In deze zaak heeft het Gerechtshof 's-Hertogenbosch op 19 januari 2017 uitspraak gedaan in hoger beroep over de vaststelling van het vaderschap en de achternaam van een minderjarig kind. De zaak betreft een geschil tussen de ambtenaar van de burgerlijke stand van de gemeente Tilburg en de vrouw, die de moeder van het kind is. De ambtenaar weigerde de achternaam van de vader op de geboorteakte op te nemen, omdat hij twijfels had over de identiteit en nationaliteit van de vader. De rechtbank had eerder het vaderschap van de man vastgesteld, maar de ambtenaar betwistte de Somalische nationaliteit van de man en stelde dat de identiteit niet voldoende was aangetoond.

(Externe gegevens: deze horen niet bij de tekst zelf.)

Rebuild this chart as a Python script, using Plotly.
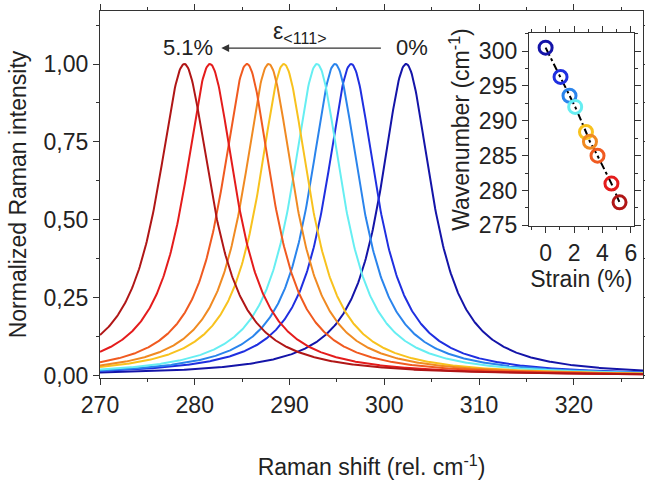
import numpy as np
import plotly.graph_objects as go

# ---- data ----
strain_pct = [0.0, 1.05, 1.68, 2.08, 2.84, 3.12, 3.65, 4.63, 5.2]
inset_wavenumber = [300.5, 296.3, 293.6, 292.0, 288.4, 287.0, 285.0, 281.0, 278.3]
peak_center = [302.3, 296.5, 294.8, 292.9, 289.4, 287.8, 285.5, 281.6, 278.9]
peak_hwhm = [3.3, 3.3, 3.3, 3.3, 3.3, 3.3, 3.3, 3.35, 3.45]
colors = ['#1414a8', '#1f2fe0', '#2a84ec', '#66eef2', '#f8c21e',
          '#f08a22', '#f05a20', '#e41c1c', '#b01616']
x_ticks_main = [270, 280, 290, 300, 310, 320]
y_ticks_main = [0.0, 0.25, 0.5, 0.75, 1.0]

FONT = "Liberation Sans, Arial, sans-serif"

shift = np.linspace(270, 327.5, 700)

fig = go.Figure()
for c, w, col in zip(peak_center, peak_hwhm, colors):
    inten = 1.0 / (1.0 + ((shift - c) / w) ** 2)
    fig.add_trace(go.Scatter(x=shift, y=inten, mode='lines',
                             line=dict(color=col, width=2),
                             showlegend=False, hoverinfo='skip'))

# inset
fig.add_trace(go.Scatter(x=strain_pct, y=inset_wavenumber, mode='lines',
                         line=dict(color='black', width=2, dash='dashdot'),
                         xaxis='x2', yaxis='y2', showlegend=False))
fig.add_trace(go.Scatter(x=strain_pct, y=inset_wavenumber, mode='markers',
                         marker=dict(symbol='circle-open', size=13,
                                     color=colors, line=dict(width=3, color=colors)),
                         xaxis='x2', yaxis='y2', showlegend=False))

axis_common = dict(showline=True, linecolor='#333', linewidth=1.3, mirror='ticks',
                   ticks='outside', ticklen=6, tickwidth=1.3, tickcolor='#333',
                   showgrid=False, zeroline=False, automargin=False)

fig.update_layout(
    width=645, height=490,
    margin=dict(l=100, r=2, t=11, b=112),
    paper_bgcolor='white', plot_bgcolor='white',
    separators=', ',
    font=dict(family=FONT, size=23, color='#222'),
    xaxis=dict(range=[270, 327.3], tickvals=x_ticks_main,
               minor=dict(ticks='outside', ticklen=3, dtick=5, tickcolor='#333'),
               title=dict(text='Raman shift (rel. cm<sup>-1</sup>)', standoff=42,
                          font=dict(size=23)),
               tickfont=dict(size=23), **axis_common),
    yaxis=dict(range=[-0.007, 1.17], tickvals=y_ticks_main, tickformat='.2f',
               minor=dict(ticks='outside', ticklen=3, dtick=0.125, tick0=0, tickcolor='#333'),
               title=dict(text='Normalized Raman intensity', standoff=10,
                          font=dict(size=23)),
               tickfont=dict(size=23), **axis_common),
    xaxis2=dict(domain=[0.79, 0.983], anchor='y2', range=[-1.17, 6.2],
                tickvals=[0, 2, 4, 6],
                minor=dict(ticks='outside', ticklen=3, dtick=1, tickcolor='#333'),
                title=dict(text='Strain (%)', standoff=0, font=dict(size=23)),
                tickfont=dict(size=23), **axis_common),
    yaxis2=dict(domain=[0.414, 0.94], anchor='x2', range=[274.9, 302.6],
                tickvals=[275, 280, 285, 290, 295, 300],
                minor=dict(ticks='outside', ticklen=3, dtick=2.5, tick0=275, tickcolor='#333'),
                title=dict(text='Wavenumber (cm<sup>-1</sup>)', standoff=2, font=dict(size=23)),
                tickfont=dict(size=23), **axis_common),
)

fig.add_annotation(x=282.8, y=1.051, ax=299.8, ay=1.051, xref='x', yref='y',
                   axref='x', ayref='y', text='', showarrow=True,
                   arrowhead=2, arrowsize=1.3, arrowwidth=1.2, arrowcolor='#333')
fig.add_annotation(x=279.3, y=1.054, xref='x', yref='y', text='5.1%',
                   showarrow=False, font=dict(size=22))
fig.add_annotation(x=302.9, y=1.054, xref='x', yref='y', text='0%',
                   showarrow=False, font=dict(size=22))
fig.add_annotation(x=291.1, y=1.10, xref='x', yref='y',
                   text='ε<sub>&lt;111&gt;</sub>', showarrow=False, font=dict(size=23))

fig.write_html("out.html", config={'displayModeBar': False},
               post_script="document.body.style.margin='0';document.body.style.overflow='hidden';")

Tijdens de mondelinge behandeling op 13 december 2016 zijn verschillende partijen gehoord, waaronder de ambtenaar, de vrouw, de man, de bijzondere curator en de Raad voor de Kinderbescherming. De bijzondere curator heeft in haar rapportage aangegeven dat de man de Somalische nationaliteit heeft en dat de juridische status van het kind in overeenstemming moet worden gebracht met de biologische status. De Raad voor de Kinderbescherming steunde deze visie en benadrukte het belang voor het kind om te weten wie zijn vader is.

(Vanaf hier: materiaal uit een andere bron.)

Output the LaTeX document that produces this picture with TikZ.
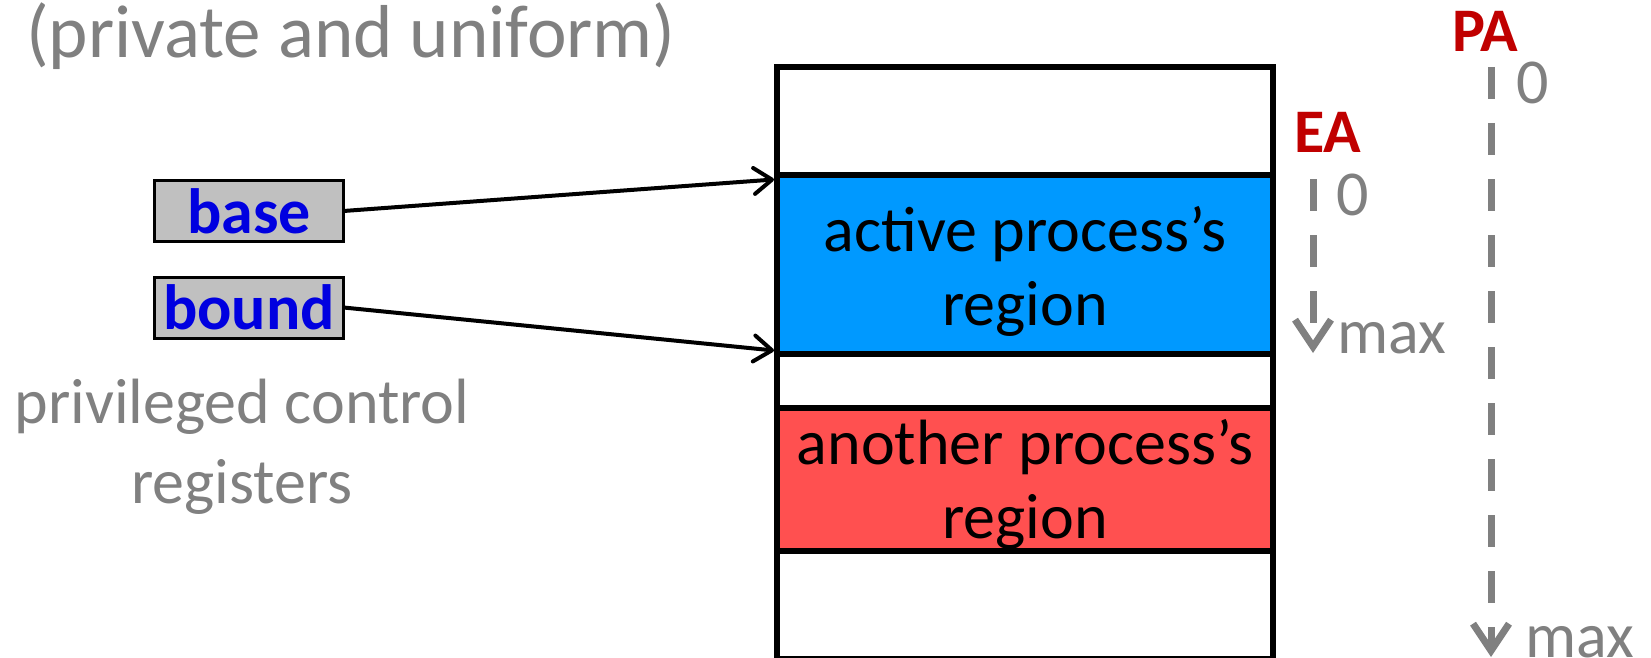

Het hof oordeelde dat de ambtenaar niet meer kon betwisten dat de man Somalische nationaliteit heeft en dat de nationaliteitsverklaring van de Somalische ambassadeur in Brussel door de Nederlandse Staat wordt erkend. Het hof concludeerde dat de ouders uitdrukkelijk hadden gekozen om het kind de achternaam van de man te geven, wat in het belang van het kind werd geacht. De bestreden beschikking van de rechtbank werd bekrachtigd, en het hof wees het meer of anders verzochte af.